- _PROBLEM DESCRIPTION_: Copy the records below exactly, starting at the line that contains "Write a web" and ending at the line that contains "3.36, 3.57, 3.81];"; leave out any pictures.

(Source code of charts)
◆ ◆ ◆ ◆
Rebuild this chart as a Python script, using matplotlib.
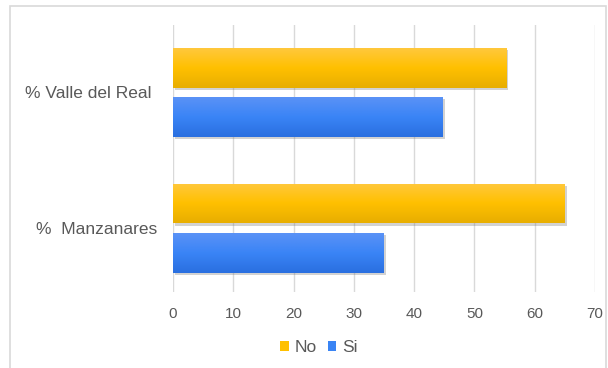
import matplotlib
matplotlib.use("Agg")
import matplotlib.pyplot as plt
import numpy as np
from matplotlib import patheffects as pe
from matplotlib.patches import Rectangle
from matplotlib.colors import LinearSegmentedColormap
from matplotlib.transforms import ScaledTranslation

categories = ["%  Manzanares", "% Valle del Real"]
series_names = ["No", "Si"]
no_values = [65.0, 55.3]
si_values = [35.0, 44.7]
xticks = [0, 10, 20, 30, 40, 50, 60, 70]

plt.rcParams['font.family'] = ['Liberation Sans', 'DejaVu Sans']

fig = plt.figure(figsize=(6.08, 3.68), dpi=100)
ax = fig.add_axes([173/608, 1-292/368, (595-173)/608, (292-25)/368])

# figure frame
fig.patches.append(Rectangle((10/608, -0.01), (606-10)/608, 1-6/368+0.01,
                             transform=fig.transFigure, fill=False,
                             edgecolor='#D9D9D9', lw=1.2))

y = np.arange(len(categories))
h = 0.295
off = 0.181

shadow = [pe.SimplePatchShadow(offset=(1.5, -1.5), shadow_rgbFace='#808080', alpha=0.35), pe.Normal()]
b_no = ax.barh(y + off, no_values, height=h, color='#FFC000', zorder=3, path_effects=shadow, label=series_names[0])
b_si = ax.barh(y - off, si_values, height=h, color='#3A84F4', zorder=3, path_effects=shadow, label=series_names[1])

cm_no = LinearSegmentedColormap.from_list('no', ['#FFC83C', '#FFC000', '#E8AE00'])
cm_si = LinearSegmentedColormap.from_list('si', ['#5A92F6', '#3A84F6', '#2A6FE0'])
grad = np.linspace(0, 1, 64).reshape(-1, 1)
for bars, cm in ((b_no, cm_no), (b_si, cm_si)):
    for r in bars:
        x0, y0 = r.get_x(), r.get_y()
        w, hh = r.get_width(), r.get_height()
        im = ax.imshow(grad, cmap=cm, aspect='auto', extent=(x0, x0 + w, y0, y0 + hh),
                       origin='upper', zorder=4, interpolation='bilinear')
        im.set_clip_path(r)

ax.set_xlim(0, 70)
ax.set_ylim(-0.472, 1.498)
ax.set_xticks(xticks)
ax.set_xticklabels([str(t) for t in xticks])
ax.set_yticks(y)
ax.set_yticklabels(categories)
ax.tick_params(axis='both', length=0, colors='#595959')
ax.tick_params(axis='x', labelsize=11, pad=11)
ax.tick_params(axis='y', labelsize=12.5, pad=11.5)
ax.grid(axis='x', color='#D9D9D9', lw=1, zorder=0)
ax.set_axisbelow(True)
for s in ax.spines.values():
    s.set_visible(False)

# reference shows the Valle label sitting a bit further left
lab = ax.get_yticklabels()[1]
lab.set_transform(lab.get_transform() + ScaledTranslation(-6/100, 0, fig.dpi_scale_trans))

leg = fig.legend(handles=[b_no, b_si], labels=series_names, loc='center',
                 bbox_to_anchor=(319/608, 1-348/368), ncol=2, frameon=False,
                 handlelength=0.5, handleheight=0.5, handletextpad=0.35,
                 columnspacing=0.6, fontsize=12.5)
for t in leg.get_texts():
    t.set_color('#595959')
for hdl in leg.legend_handles:
    hdl.set_path_effects([])

fig.savefig('out.png', dpi=100)
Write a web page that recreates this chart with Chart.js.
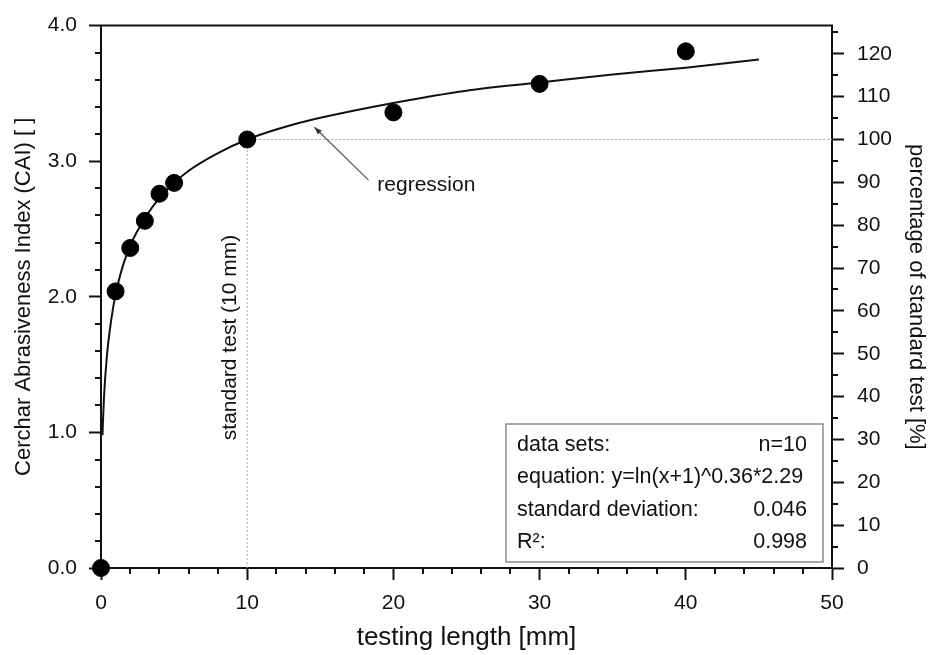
<!DOCTYPE html>
<html>
<head>
<meta charset="utf-8">
<script src="https://cdn.jsdelivr.net/npm/chart.js@4.4.1/dist/chart.umd.min.js"></script>
<style>
  html, body { margin: 0; padding: 0; background: #fff; }
  canvas { display: block; }
</style>
</head>
<body>
<canvas id="caiChart" width="929" height="655"></canvas>
<script>
// measured Cerchar values
const testLength = [0, 1, 2, 3, 4, 5, 10, 20, 30, 40];
const caiValues = [0, 2.04, 2.36, 2.56, 2.76, 2.84, 3.16, 3.36, 3.57, 3.81];

// regression curve
const regLength = [0.1, 0.2, 0.4, 0.7, 1, 1.5, 2, 3, 4, 5, 6, 8, 10, 12.5, 15, 20, 25, 30, 35, 40, 45];
const regValues = [0.98, 1.25, 1.56, 1.83, 2.02, 2.23, 2.38, 2.58, 2.73, 2.84, 2.93, 3.06, 3.16, 3.25, 3.32, 3.43, 3.52, 3.58, 3.64, 3.69, 3.75];

// standard test reference (10 mm = 100 %)
const standardLength = 10;
const standardCai = 3.16;

const xTicks = [0, 10, 20, 30, 40, 50];
const caiTicks = [0, 1, 2, 3, 4];
const percentTicks = [0, 10, 20, 30, 40, 50, 60, 70, 80, 90, 100, 110, 120];

const statLabels = ["data sets:", "equation: y=ln(x+1)^0.36*2.29", "standard deviation:", "R²:"];
const statValues = ["n=10", "", "0.046", "0.998"];

const FONT = "'Liberation Sans', Arial, sans-serif";
const INK = "#111";

const annotations = {
  regression: { text: "regression", x: 18.9, y: 2.82, fromX: 18.3, fromY: 2.86, toX: 14.6, toY: 3.25 },
  standard: { text: "standard test (10 mm)", x: 8.85, y: 1.70 }
};

const extras = {
  id: "extras",
  afterDraw(chart) {
    const ctx = chart.ctx;
    const xs = chart.scales.x, ys = chart.scales.y, ps = chart.scales.y2;
    const area = chart.chartArea;
    ctx.save();

    // top frame line
    ctx.strokeStyle = INK;
    ctx.lineWidth = 2;
    ctx.beginPath();
    ctx.moveTo(area.left - 1, area.top);
    ctx.lineTo(area.right + 1, area.top);
    ctx.stroke();

    // minor ticks
    ctx.beginPath();
    for (let i = 1; i < 25; i++) {
      if (i % 5 === 0) continue;
      const px = Math.round(xs.getPixelForValue(i * 2));
      ctx.moveTo(px, area.bottom);
      ctx.lineTo(px, area.bottom + 6);
    }
    for (let i = 1; i < 20; i++) {
      if (i % 5 === 0) continue;
      const py = Math.round(ys.getPixelForValue(i * 0.2));
      ctx.moveTo(area.left, py);
      ctx.lineTo(area.left - 6, py);
    }
    for (let v = 5; v < ps.max; v += 10) {
      const py = Math.round(ps.getPixelForValue(v));
      ctx.moveTo(area.right, py);
      ctx.lineTo(area.right + 6, py);
    }
    ctx.stroke();

    // regression label and arrow
    const r = annotations.regression;
    ctx.fillStyle = INK;
    ctx.font = "21px " + FONT;
    ctx.textAlign = "left";
    ctx.textBaseline = "middle";
    ctx.fillText(r.text, xs.getPixelForValue(r.x), ys.getPixelForValue(r.y));

    const ax0 = xs.getPixelForValue(r.fromX), ay0 = ys.getPixelForValue(r.fromY);
    const ax1 = xs.getPixelForValue(r.toX), ay1 = ys.getPixelForValue(r.toY);
    ctx.strokeStyle = "#555";
    ctx.lineWidth = 1.2;
    ctx.beginPath();
    ctx.moveTo(ax0, ay0);
    ctx.lineTo(ax1, ay1);
    ctx.stroke();
    const ang = Math.atan2(ay1 - ay0, ax1 - ax0);
    ctx.fillStyle = "#333";
    ctx.beginPath();
    ctx.moveTo(ax1, ay1);
    ctx.lineTo(ax1 - 8 * Math.cos(ang - 0.35), ay1 - 8 * Math.sin(ang - 0.35));
    ctx.lineTo(ax1 - 8 * Math.cos(ang + 0.35), ay1 - 8 * Math.sin(ang + 0.35));
    ctx.closePath();
    ctx.fill();

    // vertical label for the standard test
    const s = annotations.standard;
    ctx.save();
    ctx.translate(xs.getPixelForValue(s.x), ys.getPixelForValue(s.y));
    ctx.rotate(-Math.PI / 2);
    ctx.fillStyle = INK;
    ctx.font = "21px " + FONT;
    ctx.textAlign = "center";
    ctx.textBaseline = "middle";
    ctx.fillText(s.text, 0, 0);
    ctx.restore();

    // statistics box
    const bw = 317, bh = 138;
    const bx = area.right - 9 - bw, by = area.bottom - 6 - bh;
    ctx.fillStyle = "#fff";
    ctx.fillRect(bx, by, bw, bh);
    ctx.strokeStyle = "#8a8a8a";
    ctx.lineWidth = 1.5;
    ctx.strokeRect(bx, by, bw, bh);
    ctx.fillStyle = INK;
    ctx.font = "21.5px " + FONT;
    ctx.textBaseline = "middle";
    statLabels.forEach((lbl, i) => {
      const ty = by + 21 + i * 32.5;
      ctx.textAlign = "left";
      ctx.fillText(lbl, bx + 11, ty);
      ctx.textAlign = "right";
      ctx.fillText(statValues[i], bx + bw - 16, ty);
    });

    ctx.restore();
  }
};

function keepTicks(list) {
  return function (scale) {
    scale.ticks = list.map(v => ({ value: v }));
  };
}

const axisFont = { size: 21, family: FONT };
const titleFont = { size: 22, family: FONT };
const gridOpts = { drawOnChartArea: false, drawTicks: true, tickLength: 12, tickColor: INK, tickWidth: 2 };
const borderOpts = { color: INK, width: 2 };

new Chart(document.getElementById("caiChart").getContext("2d"), {
  type: "scatter",
  data: {
    datasets: [
      {
        label: "measured",
        data: testLength.map((x, i) => ({ x: x, y: caiValues[i] })),
        backgroundColor: "#000",
        borderColor: "#000",
        pointRadius: 8.5,
        showLine: false,
        clip: false
      },
      {
        label: "regression",
        data: regLength.map((x, i) => ({ x: x, y: regValues[i] })),
        borderColor: "#111",
        borderWidth: 2,
        pointRadius: 0,
        showLine: true,
        cubicInterpolationMode: "monotone"
      },
      {
        label: "standard x",
        data: [{ x: standardLength, y: 0 }, { x: standardLength, y: standardCai }],
        borderColor: "#aaa",
        borderWidth: 1,
        borderDash: [2, 2],
        pointRadius: 0,
        showLine: true
      },
      {
        label: "standard y",
        data: [{ x: standardLength, y: standardCai }, { x: 50, y: standardCai }],
        borderColor: "#aaa",
        borderWidth: 1,
        borderDash: [2, 2],
        pointRadius: 0,
        showLine: true
      }
    ]
  },
  options: {
    responsive: false,
    animation: false,
    layout: { padding: { top: 21, right: 0, bottom: 0, left: 0 } },
    plugins: { legend: { display: false }, tooltip: { enabled: false } },
    scales: {
      x: {
        type: "linear",
        min: 0,
        max: 50,
        afterBuildTicks: keepTicks(xTicks),
        afterFit: s => { s.height = 87; },
        ticks: { color: INK, font: axisFont, padding: 11, maxRotation: 0 },
        grid: gridOpts,
        border: borderOpts,
        title: { display: true, text: "testing length [mm]", color: INK, font: { size: 26, family: FONT }, padding: { top: 0, bottom: 2 } }
      },
      y: {
        type: "linear",
        position: "left",
        min: 0,
        max: 4,
        afterBuildTicks: keepTicks(caiTicks),
        afterFit: s => { s.width = 101; },
        ticks: { color: INK, font: axisFont, padding: 12, callback: v => v.toFixed(1) },
        grid: gridOpts,
        border: borderOpts,
        title: { display: true, text: "Cerchar Abrasiveness Index (CAI) [ ]", color: INK, font: titleFont, padding: { top: 11, bottom: 0 } }
      },
      y2: {
        type: "linear",
        position: "right",
        min: 0,
        max: 400 / standardCai,
        afterBuildTicks: keepTicks(percentTicks),
        afterFit: s => { s.width = 97; },
        ticks: { color: INK, font: axisFont, padding: 13 },
        grid: gridOpts,
        border: borderOpts,
        title: { display: true, text: "percentage of standard test [%]", color: INK, font: titleFont, padding: { top: 0, bottom: 0 } }
      }
    }
  },
  plugins: [extras]
});
</script>
</body>
</html>
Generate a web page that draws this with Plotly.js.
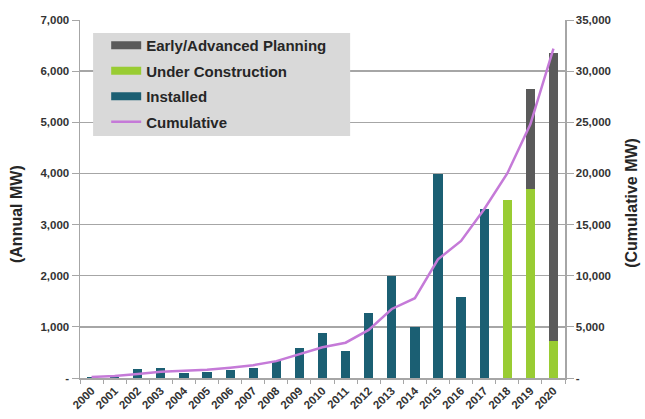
<!DOCTYPE html>
<html>
<head>
<meta charset="utf-8">
<script src="https://cdn.plot.ly/plotly-3.0.1.min.js"></script>
<style>html,body{margin:0;padding:0;background:#fff;}#chart{width:645px;height:419px;}</style>
</head>
<body>
<div id="chart"></div>
<script>
var years = ['2000','2001','2002','2003','2004','2005','2006','2007','2008','2009','2010','2011','2012','2013','2014','2015','2016','2017','2018','2019','2020'];
var installed = [25, 10, 175, 190, 105, 120, 155, 200, 330, 580, 885, 525, 1275, 2000, 990, 3990, 1590, 3310, null, null, null];
var underConstruction = [null, null, null, null, null, null, null, null, null, null, null, null, null, null, null, null, null, null, 3490, 3700, 730];
var planning = [null, null, null, null, null, null, null, null, null, null, null, null, null, null, null, null, null, null, null, 1960, 5620];
var cumulative = [100, 200, 400, 600, 700, 800, 1000, 1250, 1650, 2300, 3000, 3450, 4700, 6750, 7800, 11600, 13400, 16500, 20000, 24800, 32200];
var leftTicks = [0, 1000, 2000, 3000, 4000, 5000, 6000, 7000];
var leftTickText = ['-', '1,000', '2,000', '3,000', '4,000', '5,000', '6,000', '7,000'];
var rightTicks = [0, 5000, 10000, 15000, 20000, 25000, 30000, 35000];
var rightTickText = ['-', '5,000', '10,000', '15,000', '20,000', '25,000', '30,000', '35,000'];

var cInstalled = '#1b5f73', cConstr = '#99cc33', cPlan = '#5a5a5a', cCum = '#c57ad8';
var font = 'Liberation Sans, Arial, sans-serif';

var traces = [
  {type:'bar', x:years, y:installed, name:'Installed', marker:{color:cInstalled}, showlegend:false},
  {type:'bar', x:years, y:underConstruction, name:'Under Construction', marker:{color:cConstr}, showlegend:false},
  {type:'bar', x:years, y:planning, name:'Early/Advanced Planning', marker:{color:cPlan}, showlegend:false},
  {type:'scatter', mode:'lines', x:years, y:cumulative, yaxis:'y2', name:'Cumulative', line:{color:cCum, width:2.5}, legendrank:4, legendgroup:'d'},
  {type:'scatter', mode:'lines', x:[null], y:[null], name:'Early/Advanced Planning', line:{color:cPlan, width:8}, legendrank:1, legendgroup:'a'},
  {type:'scatter', mode:'lines', x:[null], y:[null], name:'Under Construction', line:{color:cConstr, width:8}, legendrank:2, legendgroup:'b'},
  {type:'scatter', mode:'lines', x:[null], y:[null], name:'Installed', line:{color:cInstalled, width:8}, legendrank:3, legendgroup:'c'}
];

var titleFont = {family:font, size:16, color:'#262626', weight:'bold'};
var layout = {
  width:645, height:419,
  margin:{l:80, r:80, t:20, b:41},
  paper_bgcolor:'#ffffff', plot_bgcolor:'#ffffff',
  barmode:'stack', bargap:0.6,
  font:{family:font, color:'#333333'},
  showlegend:true,
  legend:{x:0.054, y:0.975, xanchor:'left', yanchor:'top', bgcolor:'rgba(0,0,0,0)',
    font:{family:font, size:15, color:'#262626', weight:'bold'}, traceorder:'grouped', tracegroupgap:3},
  xaxis:{type:'category', tickangle:-45, tickfont:{family:font, size:11.5, color:'#333333', weight:'bold'},
    showline:true, linecolor:'#a6a6a6', linewidth:1.5, ticks:'outside', tickson:'boundaries', ticklen:4, tickcolor:'#a6a6a6',
    showgrid:false, automargin:false},
  yaxis:{range:[0,7000], tickvals:leftTicks, ticktext:leftTickText,
    tickfont:{family:font, size:11.5, color:'#333333', weight:'bold'},
    showline:true, linecolor:'#a6a6a6', linewidth:1.5, ticks:'outside', ticklen:7, tickcolor:'#a6a6a6',
    showgrid:true, gridcolor:'#a6a6a6', gridwidth:1.5, zeroline:false, automargin:false},
  yaxis2:{range:[0,35000], overlaying:'y', side:'right', tickvals:rightTicks, ticktext:rightTickText,
    tickfont:{family:font, size:11.5, color:'#333333', weight:'bold'},
    showline:true, linecolor:'#a6a6a6', linewidth:1.5, ticks:'outside', ticklen:7, tickcolor:'#a6a6a6',
    showgrid:false, zeroline:false, automargin:false},
  annotations:[
    {text:'(Annual MW)', xref:'paper', yref:'paper', x:-0.132, y:0.458, textangle:-90, showarrow:false, font:titleFont, xanchor:'center', yanchor:'middle'},
    {text:'(Cumulative MW)', xref:'paper', yref:'paper', x:1.138, y:0.489, textangle:-90, showarrow:false, font:titleFont, xanchor:'center', yanchor:'middle'}
  ],
  shapes:[{type:'rect', xref:'paper', yref:'paper', x0:0.027, x1:0.557, y0:0.676, y1:0.964,
    fillcolor:'#d9d9d9', line:{width:0}, layer:'above'}]
};

Plotly.newPlot('chart', traces, layout, {displayModeBar:false, staticPlot:true});
</script>
</body>
</html>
◆ ◆ ◆ ◆
- _ANSWER BELOW_:
Write a web page that recreates this chart with Chart.js.
<!DOCTYPE html>
<html>
<head>
<meta charset="utf-8">
<script src="https://cdn.jsdelivr.net/npm/chart.js@4.4.1/dist/chart.umd.min.js"></script>
<style>
  html, body { margin: 0; padding: 0; background: #fff; }
  canvas { display: block; }
</style>
</head>
<body>
<canvas id="caiChart" width="929" height="655"></canvas>
<script>
// measured Cerchar values
const testLength = [0, 1, 2, 3, 4, 5, 10, 20, 30, 40];
const caiValues = [0, 2.04, 2.36, 2.56, 2.76, 2.84, 3.16, 3.36, 3.57, 3.81];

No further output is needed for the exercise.